| HN Mirror

I don't know intricate details of technology that TokuDB was using. These things are patented and I prefer to stay away.

My experience indicates that region allocation (inside DB file or other space) algorithm can be a big win. I devised an algorithm that produced O(log^2N) regions for log-structured merge trees backend and that resulted in larger regions allocated and more read/write bandwidth available (larger pages, adjusted to size of data). The overhead was not all that big - slightly less than 2 times over actual data size, BerkeleyDB log was much bigger (100x as big).

The SQLite's implementation of LSM trees used O(NlogN) regions allocations - it managed space using 1M bytes pages.
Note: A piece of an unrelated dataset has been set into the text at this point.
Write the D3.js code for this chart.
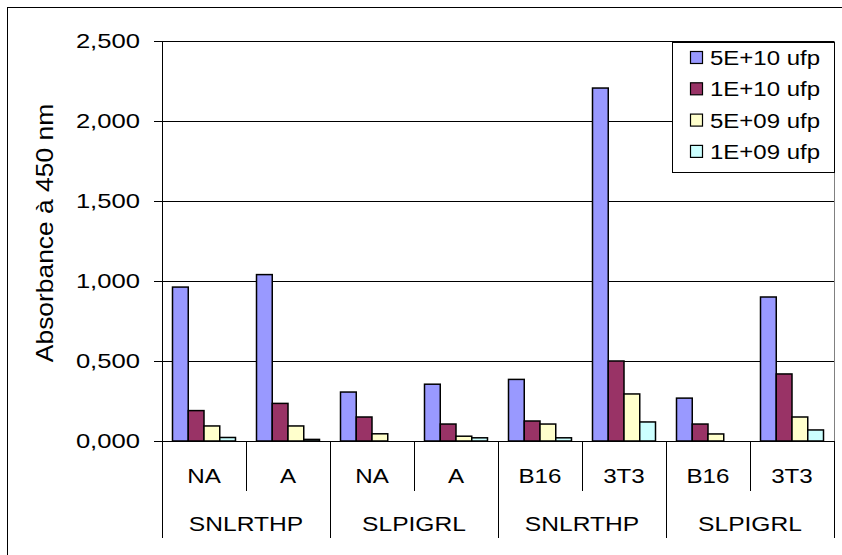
<!doctype html>
<html>
<head>
<meta charset="utf-8">
<script src="https://d3js.org/d3.v7.min.js"></script>
<style>
  body { margin: 0; background: #fff; }
  svg { font-family: "Liberation Sans", Arial, sans-serif; }
</style>
</head>
<body>
<svg width="842" height="555"></svg>
<script>
// data
var categories = ["NA", "A", "NA", "A", "B16", "3T3", "B16", "3T3"];
var groups = ["SNLRTHP", "SLPIGRL", "SNLRTHP", "SLPIGRL"];
var seriesNames = ["5E+10 ufp", "1E+10 ufp", "5E+09 ufp", "1E+09 ufp"];
var s5e10 = [0.962, 1.040, 0.306, 0.355, 0.385, 2.206, 0.268, 0.900];
var s1e10 = [0.190, 0.235, 0.150, 0.106, 0.125, 0.500, 0.106, 0.419];
var s5e09 = [0.094, 0.094, 0.045, 0.030, 0.106, 0.294, 0.044, 0.150];
var s1e09 = [0.022, 0.010, 0.000, 0.020, 0.020, 0.119, 0.000, 0.069];
var yTicks = [0, 0.5, 1, 1.5, 2, 2.5];
var colors = ["#9999ff", "#993366", "#ffffcc", "#ccffff"];

var allSeries = [s5e10, s1e10, s5e09, s1e09];

var svg = d3.select("svg"),
    plotLeft = 162, plotRight = 834, plotTop = 41, plotBottom = 441;

var fr = d3.formatLocale({decimal: ",", thousands: ".", grouping: [3], currency: ["", ""]});
var fmt = fr.format(".3f");

// the original text is drawn a bit wider than Arial
function stretch(sel, k) {
    sel.each(function() {
        var w = this.getComputedTextLength();
        d3.select(this).attr("textLength", w * k).attr("lengthAdjust", "spacingAndGlyphs");
    });
}

// outer chart border
svg.append("rect")
   .attr("x", 7.5).attr("y", 7.5)
   .attr("width", 900).attr("height", 600)
   .attr("fill", "none").attr("stroke", "#000").attr("stroke-width", 1);

var x = d3.scaleBand().domain(d3.range(categories.length)).range([plotLeft, plotRight]);
var xInner = d3.scaleBand().domain(d3.range(seriesNames.length))
    .range([x.bandwidth() * 0.125, x.bandwidth() * 0.875]);
var y = d3.scaleLinear().domain([0, 2.5]).range([plotBottom, plotTop]);

// grid lines
svg.append("g")
   .attr("transform", "translate(" + plotLeft + ",0)")
   .call(d3.axisLeft(y).tickValues(yTicks).tickSize(-(plotRight - plotLeft)).tickFormat(""))
   .call(function(g) {
       g.select(".domain").remove();
       g.selectAll("line").attr("stroke", "#000").attr("stroke-width", 1);
   });

// right border of plot area
svg.append("line")
   .attr("x1", plotRight + 0.5).attr("x2", plotRight + 0.5)
   .attr("y1", plotTop).attr("y2", plotBottom)
   .attr("stroke", "#808080");

// bars
allSeries.forEach(function(vals, si) {
    svg.append("g").selectAll("rect")
       .data(vals)
       .enter().append("rect")
       .attr("x", function(d, i) { return x(i) + xInner(si); })
       .attr("y", function(d) { return y(d); })
       .attr("width", xInner.bandwidth())
       .attr("height", function(d) { return plotBottom - y(d); })
       .attr("fill", colors[si])
       .attr("stroke", function(d) { return d > 0 ? "#000" : "none"; })
       .attr("stroke-width", 1.5);
});

// y axis
var yAxis = svg.append("g")
   .attr("transform", "translate(" + plotLeft + ",0)")
   .call(d3.axisLeft(y).tickValues(yTicks).tickSize(8).tickPadding(14).tickFormat(fmt));
yAxis.selectAll("text").attr("font-size", 21).attr("fill", "#000")
   .attr("font-family", "Liberation Sans, Arial, sans-serif")
   .call(stretch, 1.22);
yAxis.selectAll("line, path").attr("stroke", "#000");

// x baseline
svg.append("line")
   .attr("x1", plotLeft - 8).attr("x2", plotRight)
   .attr("y1", plotBottom + 0.5).attr("y2", plotBottom + 0.5)
   .attr("stroke", "#000");

// category separators and labels
var catG = svg.append("g");
d3.range(categories.length + 1).forEach(function(i) {
    var xx = (i < categories.length ? x(i) : plotRight);
    catG.append("line")
        .attr("x1", xx + 0.5).attr("x2", xx + 0.5)
        .attr("y1", plotBottom).attr("y2", i % 2 === 0 ? 538 : 491)
        .attr("stroke", "#000");
});
catG.selectAll("text.cat")
    .data(categories)
    .enter().append("text")
    .attr("class", "cat")
    .attr("x", function(d, i) { return x(i) + x.bandwidth() / 2; })
    .attr("y", 483)
    .attr("text-anchor", "middle")
    .attr("font-size", 21)
    .text(function(d) { return d; })
    .call(stretch, 1.15);
catG.selectAll("text.grp")
    .data(groups)
    .enter().append("text")
    .attr("class", "grp")
    .attr("x", function(d, i) { return x(i * 2) + x.bandwidth(); })
    .attr("y", 531)
    .attr("text-anchor", "middle")
    .attr("font-size", 21)
    .text(function(d) { return d; })
    .call(stretch, 1.17);

// y title
svg.append("text")
   .attr("transform", "translate(53,233) rotate(-90)")
   .attr("text-anchor", "middle")
   .attr("font-size", 24)
   .text("Absorbance à 450 nm")
   .call(stretch, 1.1);

// legend
var lg = svg.append("g").attr("transform", "translate(672,42)");
lg.append("rect")
  .attr("x", 0.5).attr("y", 0.5).attr("width", 162).attr("height", 130)
  .attr("fill", "#fff").attr("stroke", "#000");
seriesNames.forEach(function(name, i) {
    var cy = 16 + i * 31.3;
    lg.append("rect")
      .attr("x", 18.5).attr("y", cy - 6.5).attr("width", 12).attr("height", 12)
      .attr("fill", colors[i]).attr("stroke", "#000").attr("stroke-width", 1.2);
    lg.append("text")
      .attr("x", 38).attr("y", cy + 7)
      .attr("font-size", 20)
      .text(name)
      .call(stretch, 1.2);
});
</script>
</body>
</html>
Most of other databases does something like that - bitmaps in MS SQL Server are exactly this.

Also, you can trade space over speed and vice versa. Most of databases can utilize cover indices - index that contains all fields used in query will not trigger lookup operation into the actual table. With B+-trees, you cannot have many indices, they are all random inserts, basically, and B+-trees will degrade. With TokuDB or LSM trees you can have many indices, with different coverage, because you can tolerate random inserts much, much better (several orders of magnitudes better).

Indices are often highly compressible due to their redundancy because of sorting.

Thus, to get most of TokuDB, you have to change how you approach problems. You can do things that are not quite possible with B+-trees and that is what you have to get used to.

This may be second things why TokuDB is faded - thinking inertia.